Start INPUT MATERIAL

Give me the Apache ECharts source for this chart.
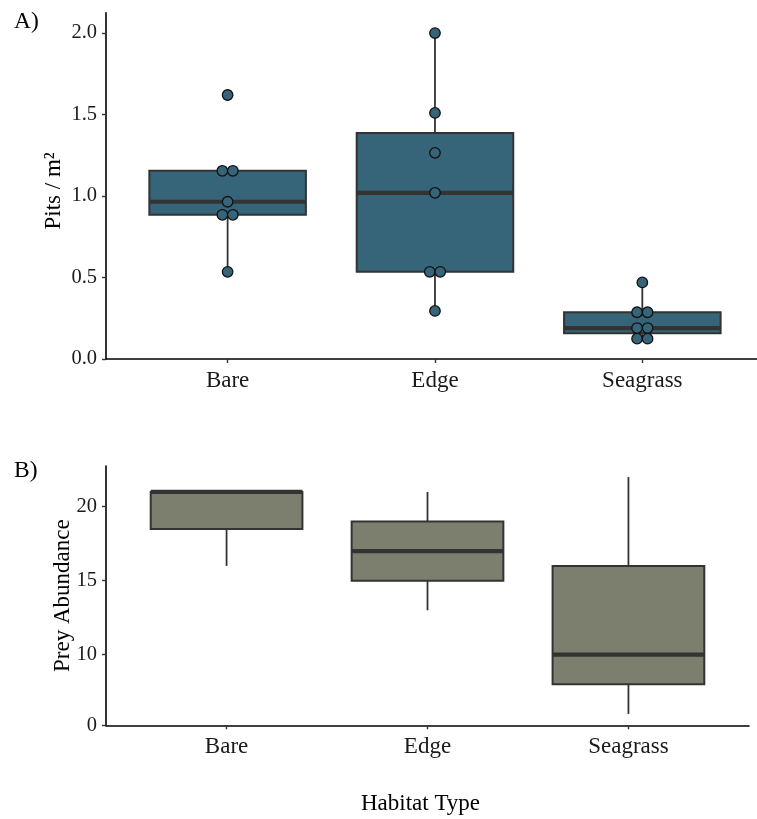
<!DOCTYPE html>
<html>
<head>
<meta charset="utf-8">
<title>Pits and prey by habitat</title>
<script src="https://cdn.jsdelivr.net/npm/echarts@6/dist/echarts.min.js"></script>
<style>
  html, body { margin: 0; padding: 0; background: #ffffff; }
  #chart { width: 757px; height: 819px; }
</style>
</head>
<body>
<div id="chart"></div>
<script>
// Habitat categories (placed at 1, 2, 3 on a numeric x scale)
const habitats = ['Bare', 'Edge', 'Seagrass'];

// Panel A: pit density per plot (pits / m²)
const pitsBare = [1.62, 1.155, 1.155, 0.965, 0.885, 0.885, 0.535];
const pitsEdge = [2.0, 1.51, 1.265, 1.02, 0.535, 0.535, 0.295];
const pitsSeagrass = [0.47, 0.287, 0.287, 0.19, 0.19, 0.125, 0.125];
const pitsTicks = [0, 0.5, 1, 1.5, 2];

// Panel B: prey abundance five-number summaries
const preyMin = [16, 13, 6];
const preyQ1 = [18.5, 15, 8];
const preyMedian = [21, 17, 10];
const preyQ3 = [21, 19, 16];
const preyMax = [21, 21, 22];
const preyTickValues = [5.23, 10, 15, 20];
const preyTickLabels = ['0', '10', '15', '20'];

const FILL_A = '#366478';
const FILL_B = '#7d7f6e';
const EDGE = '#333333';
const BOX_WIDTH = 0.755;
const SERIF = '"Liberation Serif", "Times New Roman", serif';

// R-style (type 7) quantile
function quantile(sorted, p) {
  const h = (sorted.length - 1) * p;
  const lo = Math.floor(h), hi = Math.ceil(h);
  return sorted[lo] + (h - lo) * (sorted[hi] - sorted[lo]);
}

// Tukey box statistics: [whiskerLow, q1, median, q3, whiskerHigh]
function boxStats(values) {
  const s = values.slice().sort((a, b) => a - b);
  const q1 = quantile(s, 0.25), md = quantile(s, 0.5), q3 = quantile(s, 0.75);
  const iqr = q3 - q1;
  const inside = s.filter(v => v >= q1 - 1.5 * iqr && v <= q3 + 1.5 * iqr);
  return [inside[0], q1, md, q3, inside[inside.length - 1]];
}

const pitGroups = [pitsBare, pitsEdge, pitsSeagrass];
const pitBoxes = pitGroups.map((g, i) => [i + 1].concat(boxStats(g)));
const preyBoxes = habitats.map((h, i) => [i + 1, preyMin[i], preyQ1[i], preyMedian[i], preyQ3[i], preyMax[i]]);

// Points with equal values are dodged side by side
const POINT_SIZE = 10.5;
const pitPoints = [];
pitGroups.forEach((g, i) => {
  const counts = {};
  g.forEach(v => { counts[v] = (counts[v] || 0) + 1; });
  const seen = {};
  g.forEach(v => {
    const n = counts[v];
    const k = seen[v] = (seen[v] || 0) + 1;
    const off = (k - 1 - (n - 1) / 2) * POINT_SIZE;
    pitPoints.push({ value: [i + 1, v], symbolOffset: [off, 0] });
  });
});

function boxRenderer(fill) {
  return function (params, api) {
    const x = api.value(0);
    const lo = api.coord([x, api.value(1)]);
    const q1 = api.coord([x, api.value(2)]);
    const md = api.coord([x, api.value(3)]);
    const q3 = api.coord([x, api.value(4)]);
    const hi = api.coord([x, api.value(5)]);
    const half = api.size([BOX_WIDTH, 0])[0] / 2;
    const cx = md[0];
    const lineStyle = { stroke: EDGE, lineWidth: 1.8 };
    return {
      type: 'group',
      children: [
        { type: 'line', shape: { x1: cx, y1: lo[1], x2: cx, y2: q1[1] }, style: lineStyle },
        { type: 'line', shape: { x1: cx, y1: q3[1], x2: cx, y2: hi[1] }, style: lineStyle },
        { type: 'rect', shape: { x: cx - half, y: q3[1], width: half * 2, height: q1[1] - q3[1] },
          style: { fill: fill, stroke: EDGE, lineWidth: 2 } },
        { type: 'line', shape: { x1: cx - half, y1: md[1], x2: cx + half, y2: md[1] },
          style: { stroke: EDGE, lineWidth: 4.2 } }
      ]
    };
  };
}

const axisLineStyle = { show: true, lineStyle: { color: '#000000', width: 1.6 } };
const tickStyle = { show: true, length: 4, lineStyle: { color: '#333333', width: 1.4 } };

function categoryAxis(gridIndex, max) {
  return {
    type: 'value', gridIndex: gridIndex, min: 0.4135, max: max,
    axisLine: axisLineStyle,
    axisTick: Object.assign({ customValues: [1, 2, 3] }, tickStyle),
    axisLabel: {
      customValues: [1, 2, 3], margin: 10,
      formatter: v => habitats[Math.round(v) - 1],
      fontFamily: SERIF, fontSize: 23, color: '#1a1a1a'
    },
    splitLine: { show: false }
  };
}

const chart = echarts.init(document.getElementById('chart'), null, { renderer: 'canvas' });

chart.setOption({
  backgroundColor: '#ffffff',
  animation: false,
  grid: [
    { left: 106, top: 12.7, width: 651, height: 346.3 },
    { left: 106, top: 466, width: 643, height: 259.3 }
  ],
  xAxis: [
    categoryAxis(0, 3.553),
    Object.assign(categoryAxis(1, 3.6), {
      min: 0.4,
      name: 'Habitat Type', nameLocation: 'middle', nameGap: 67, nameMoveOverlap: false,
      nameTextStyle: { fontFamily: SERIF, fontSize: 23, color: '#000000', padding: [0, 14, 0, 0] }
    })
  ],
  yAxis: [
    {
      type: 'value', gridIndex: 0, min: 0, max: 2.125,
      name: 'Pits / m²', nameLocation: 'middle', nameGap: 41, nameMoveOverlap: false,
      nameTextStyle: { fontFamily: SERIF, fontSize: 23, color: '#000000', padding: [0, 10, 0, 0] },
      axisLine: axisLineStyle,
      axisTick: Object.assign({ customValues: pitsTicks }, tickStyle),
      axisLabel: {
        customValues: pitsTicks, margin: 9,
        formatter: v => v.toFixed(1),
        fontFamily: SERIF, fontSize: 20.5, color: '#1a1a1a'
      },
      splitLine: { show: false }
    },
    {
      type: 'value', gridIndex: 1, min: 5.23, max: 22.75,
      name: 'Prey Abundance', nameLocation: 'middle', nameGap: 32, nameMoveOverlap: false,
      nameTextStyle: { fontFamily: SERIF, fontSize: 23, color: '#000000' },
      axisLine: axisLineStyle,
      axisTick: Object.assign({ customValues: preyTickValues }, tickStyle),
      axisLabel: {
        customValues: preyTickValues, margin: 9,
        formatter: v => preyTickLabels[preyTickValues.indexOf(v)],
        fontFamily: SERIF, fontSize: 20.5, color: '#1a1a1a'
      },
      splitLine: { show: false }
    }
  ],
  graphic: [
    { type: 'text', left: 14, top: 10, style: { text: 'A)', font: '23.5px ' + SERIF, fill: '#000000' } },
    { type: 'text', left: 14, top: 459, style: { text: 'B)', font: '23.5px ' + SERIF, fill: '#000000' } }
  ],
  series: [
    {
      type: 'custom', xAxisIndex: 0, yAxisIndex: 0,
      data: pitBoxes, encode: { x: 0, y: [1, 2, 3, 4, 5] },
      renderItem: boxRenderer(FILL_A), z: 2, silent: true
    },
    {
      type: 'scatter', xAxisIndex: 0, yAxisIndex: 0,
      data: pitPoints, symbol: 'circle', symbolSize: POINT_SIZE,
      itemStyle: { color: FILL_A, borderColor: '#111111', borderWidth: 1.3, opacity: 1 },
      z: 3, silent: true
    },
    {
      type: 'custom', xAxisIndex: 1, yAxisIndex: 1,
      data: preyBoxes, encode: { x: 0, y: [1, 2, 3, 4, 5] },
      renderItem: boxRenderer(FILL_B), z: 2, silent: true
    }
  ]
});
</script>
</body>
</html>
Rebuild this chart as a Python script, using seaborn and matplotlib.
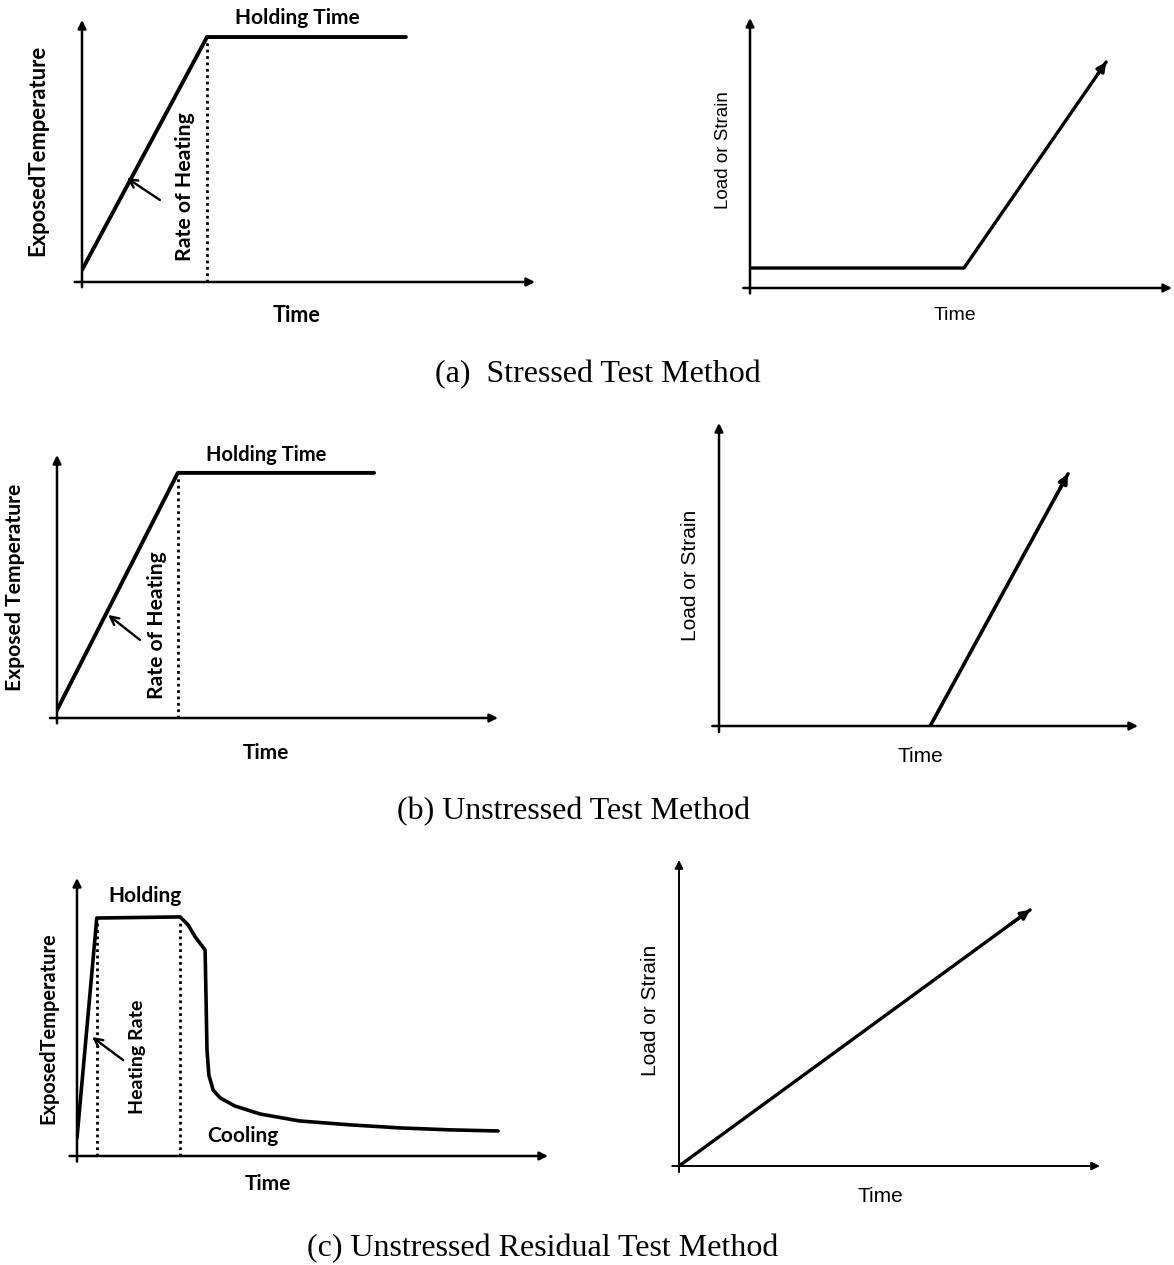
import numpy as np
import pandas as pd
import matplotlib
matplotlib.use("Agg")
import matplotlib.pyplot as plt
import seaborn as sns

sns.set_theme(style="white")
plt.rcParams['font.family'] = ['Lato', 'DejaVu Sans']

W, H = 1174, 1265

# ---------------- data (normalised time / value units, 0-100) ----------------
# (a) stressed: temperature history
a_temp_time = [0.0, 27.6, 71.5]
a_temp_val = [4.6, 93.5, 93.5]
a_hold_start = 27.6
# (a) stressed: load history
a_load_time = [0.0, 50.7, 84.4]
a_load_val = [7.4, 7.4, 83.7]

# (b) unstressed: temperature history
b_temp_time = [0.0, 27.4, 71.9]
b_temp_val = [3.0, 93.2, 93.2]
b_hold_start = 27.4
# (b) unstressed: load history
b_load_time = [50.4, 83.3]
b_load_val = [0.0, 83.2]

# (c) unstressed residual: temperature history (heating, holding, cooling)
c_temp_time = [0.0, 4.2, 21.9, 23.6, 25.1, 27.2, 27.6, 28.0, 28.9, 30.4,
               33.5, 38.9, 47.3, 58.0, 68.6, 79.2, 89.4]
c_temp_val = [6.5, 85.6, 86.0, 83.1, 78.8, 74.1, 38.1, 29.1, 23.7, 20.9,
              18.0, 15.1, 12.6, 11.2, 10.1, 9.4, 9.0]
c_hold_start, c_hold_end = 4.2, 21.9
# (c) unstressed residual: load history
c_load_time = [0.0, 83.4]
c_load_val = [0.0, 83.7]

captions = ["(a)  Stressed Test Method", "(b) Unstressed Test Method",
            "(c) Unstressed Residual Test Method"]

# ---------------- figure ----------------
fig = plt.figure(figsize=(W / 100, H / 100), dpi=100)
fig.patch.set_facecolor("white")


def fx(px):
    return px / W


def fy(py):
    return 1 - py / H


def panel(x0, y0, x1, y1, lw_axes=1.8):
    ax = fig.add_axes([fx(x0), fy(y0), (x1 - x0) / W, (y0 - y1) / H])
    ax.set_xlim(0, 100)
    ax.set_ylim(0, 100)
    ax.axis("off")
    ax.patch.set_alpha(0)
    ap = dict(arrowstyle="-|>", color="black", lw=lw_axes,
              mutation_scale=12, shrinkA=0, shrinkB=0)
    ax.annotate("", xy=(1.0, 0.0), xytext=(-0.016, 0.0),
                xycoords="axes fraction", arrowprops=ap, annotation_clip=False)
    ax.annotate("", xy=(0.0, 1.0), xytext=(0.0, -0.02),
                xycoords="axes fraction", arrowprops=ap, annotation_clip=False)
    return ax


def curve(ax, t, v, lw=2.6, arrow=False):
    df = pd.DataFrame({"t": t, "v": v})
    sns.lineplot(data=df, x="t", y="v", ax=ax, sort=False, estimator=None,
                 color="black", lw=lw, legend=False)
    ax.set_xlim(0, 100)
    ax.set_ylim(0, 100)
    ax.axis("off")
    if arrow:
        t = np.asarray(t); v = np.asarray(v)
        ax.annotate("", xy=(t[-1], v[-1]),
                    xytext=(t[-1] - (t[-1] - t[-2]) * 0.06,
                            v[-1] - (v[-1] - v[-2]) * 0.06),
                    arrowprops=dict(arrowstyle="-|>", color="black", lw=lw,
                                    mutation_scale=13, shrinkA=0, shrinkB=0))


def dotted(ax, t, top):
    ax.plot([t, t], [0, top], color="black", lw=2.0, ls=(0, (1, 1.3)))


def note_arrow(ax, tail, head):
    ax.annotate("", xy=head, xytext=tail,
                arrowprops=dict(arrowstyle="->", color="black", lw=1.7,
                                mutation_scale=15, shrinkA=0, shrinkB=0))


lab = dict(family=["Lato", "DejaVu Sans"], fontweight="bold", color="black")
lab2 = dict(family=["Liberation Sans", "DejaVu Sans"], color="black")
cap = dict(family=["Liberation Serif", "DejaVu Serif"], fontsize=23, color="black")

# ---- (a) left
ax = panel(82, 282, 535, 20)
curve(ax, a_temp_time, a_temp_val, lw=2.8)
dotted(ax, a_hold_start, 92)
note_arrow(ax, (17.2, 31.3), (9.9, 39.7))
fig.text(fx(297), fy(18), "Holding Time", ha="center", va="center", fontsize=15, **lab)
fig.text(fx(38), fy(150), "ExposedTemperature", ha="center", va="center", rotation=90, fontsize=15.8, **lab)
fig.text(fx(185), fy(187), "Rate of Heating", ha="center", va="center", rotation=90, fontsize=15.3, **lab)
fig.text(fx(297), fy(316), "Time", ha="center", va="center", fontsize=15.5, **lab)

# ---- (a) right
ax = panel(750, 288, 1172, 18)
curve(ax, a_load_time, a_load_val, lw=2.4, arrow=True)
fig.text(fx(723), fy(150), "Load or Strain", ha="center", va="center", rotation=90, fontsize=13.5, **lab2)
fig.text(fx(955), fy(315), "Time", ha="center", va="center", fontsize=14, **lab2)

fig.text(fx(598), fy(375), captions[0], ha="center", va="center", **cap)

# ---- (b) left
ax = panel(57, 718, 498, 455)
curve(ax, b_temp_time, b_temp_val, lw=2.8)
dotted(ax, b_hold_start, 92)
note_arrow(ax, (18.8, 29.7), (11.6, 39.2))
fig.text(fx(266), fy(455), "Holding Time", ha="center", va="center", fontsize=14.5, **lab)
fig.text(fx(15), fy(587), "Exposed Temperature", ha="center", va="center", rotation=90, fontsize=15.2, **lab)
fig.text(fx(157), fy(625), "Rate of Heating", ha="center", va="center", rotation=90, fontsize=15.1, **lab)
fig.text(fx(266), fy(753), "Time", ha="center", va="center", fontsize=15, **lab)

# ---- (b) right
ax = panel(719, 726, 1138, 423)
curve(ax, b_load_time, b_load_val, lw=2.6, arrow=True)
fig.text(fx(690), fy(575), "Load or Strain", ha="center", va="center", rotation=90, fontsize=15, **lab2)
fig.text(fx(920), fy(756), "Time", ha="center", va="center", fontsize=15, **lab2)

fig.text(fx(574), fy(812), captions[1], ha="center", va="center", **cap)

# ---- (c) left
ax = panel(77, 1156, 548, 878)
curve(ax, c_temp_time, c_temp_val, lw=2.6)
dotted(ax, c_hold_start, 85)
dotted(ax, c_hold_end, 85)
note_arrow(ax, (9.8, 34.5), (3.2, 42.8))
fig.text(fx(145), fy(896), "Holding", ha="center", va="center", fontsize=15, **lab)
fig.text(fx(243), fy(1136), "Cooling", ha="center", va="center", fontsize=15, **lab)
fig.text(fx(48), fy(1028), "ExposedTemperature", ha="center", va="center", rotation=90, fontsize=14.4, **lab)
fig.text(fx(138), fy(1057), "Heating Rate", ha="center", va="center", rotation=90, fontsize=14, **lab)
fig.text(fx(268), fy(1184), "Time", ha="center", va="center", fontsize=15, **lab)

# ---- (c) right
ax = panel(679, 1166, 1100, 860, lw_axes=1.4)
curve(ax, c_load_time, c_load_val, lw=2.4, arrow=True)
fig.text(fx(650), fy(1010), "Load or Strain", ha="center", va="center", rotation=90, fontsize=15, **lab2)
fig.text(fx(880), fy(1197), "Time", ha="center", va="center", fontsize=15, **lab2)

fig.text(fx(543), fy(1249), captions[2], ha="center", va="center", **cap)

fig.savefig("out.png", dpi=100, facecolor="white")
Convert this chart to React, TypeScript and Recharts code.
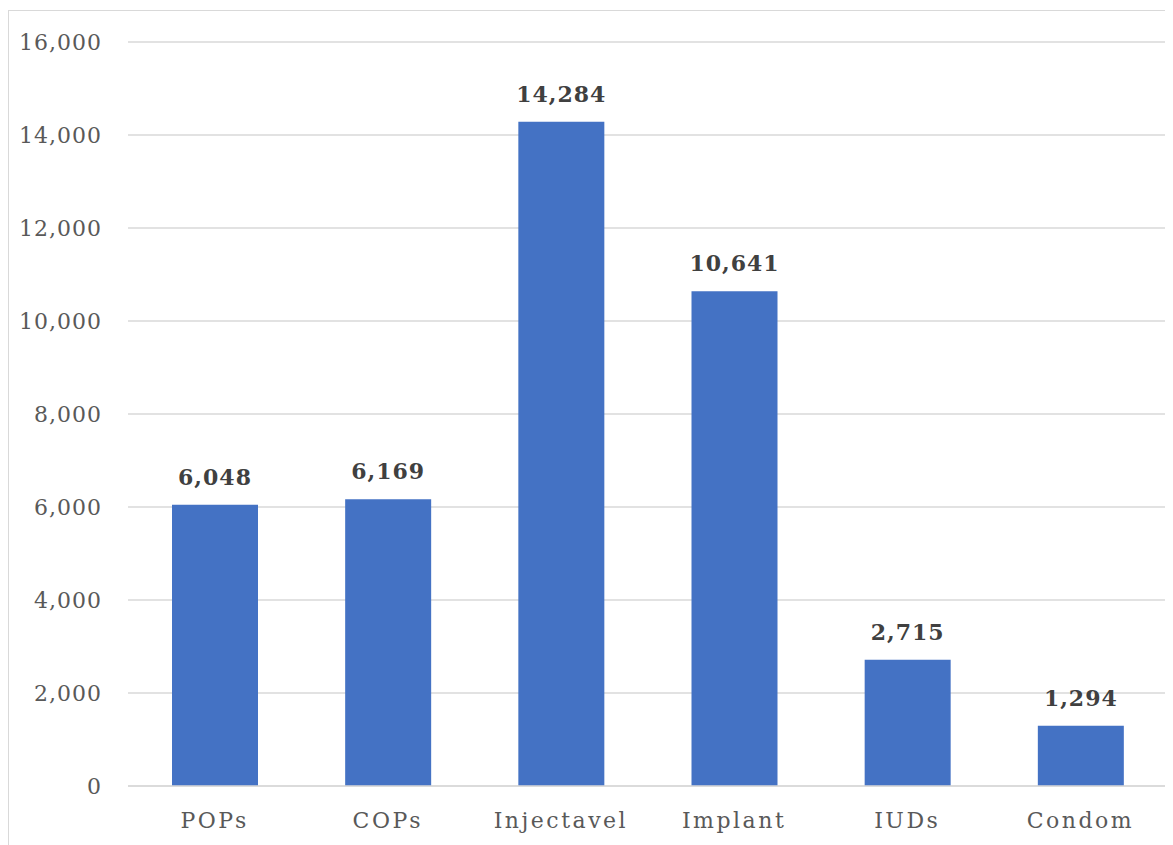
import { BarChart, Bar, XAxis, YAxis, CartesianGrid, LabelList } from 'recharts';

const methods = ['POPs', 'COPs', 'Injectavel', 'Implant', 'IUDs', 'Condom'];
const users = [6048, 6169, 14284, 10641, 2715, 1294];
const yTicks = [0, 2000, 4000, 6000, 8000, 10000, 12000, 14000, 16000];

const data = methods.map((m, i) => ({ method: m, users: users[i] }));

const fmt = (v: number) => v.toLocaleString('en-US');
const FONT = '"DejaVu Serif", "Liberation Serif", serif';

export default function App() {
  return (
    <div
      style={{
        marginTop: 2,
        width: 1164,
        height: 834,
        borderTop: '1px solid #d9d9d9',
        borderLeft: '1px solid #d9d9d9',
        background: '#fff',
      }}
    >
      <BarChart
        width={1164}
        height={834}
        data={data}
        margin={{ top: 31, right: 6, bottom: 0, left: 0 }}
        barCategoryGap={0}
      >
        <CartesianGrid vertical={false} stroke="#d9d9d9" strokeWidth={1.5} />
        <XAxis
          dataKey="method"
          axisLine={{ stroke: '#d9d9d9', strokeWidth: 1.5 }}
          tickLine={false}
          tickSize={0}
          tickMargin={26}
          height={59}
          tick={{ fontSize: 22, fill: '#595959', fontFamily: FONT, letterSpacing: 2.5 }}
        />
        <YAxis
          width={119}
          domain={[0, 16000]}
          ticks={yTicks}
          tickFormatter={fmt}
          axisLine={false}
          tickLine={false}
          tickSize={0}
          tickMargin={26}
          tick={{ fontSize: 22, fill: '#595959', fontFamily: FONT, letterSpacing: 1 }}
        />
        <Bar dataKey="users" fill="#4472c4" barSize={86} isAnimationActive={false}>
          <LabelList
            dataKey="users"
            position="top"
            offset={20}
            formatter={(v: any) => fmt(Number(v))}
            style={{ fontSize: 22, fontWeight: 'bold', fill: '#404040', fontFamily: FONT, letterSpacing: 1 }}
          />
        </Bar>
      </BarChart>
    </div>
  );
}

End INPUT MATERIAL

WHAT TO DO |
Quote exactly what appears from the line containing "Convert this chart" through the line containing "YAxis, CartesianGrid, LabelList", both included, except for the pictures, and nothing more.

REPLY |
Convert this chart to React, TypeScript and Recharts code.
import { BarChart, Bar, XAxis, YAxis, CartesianGrid, LabelList } from 'recharts';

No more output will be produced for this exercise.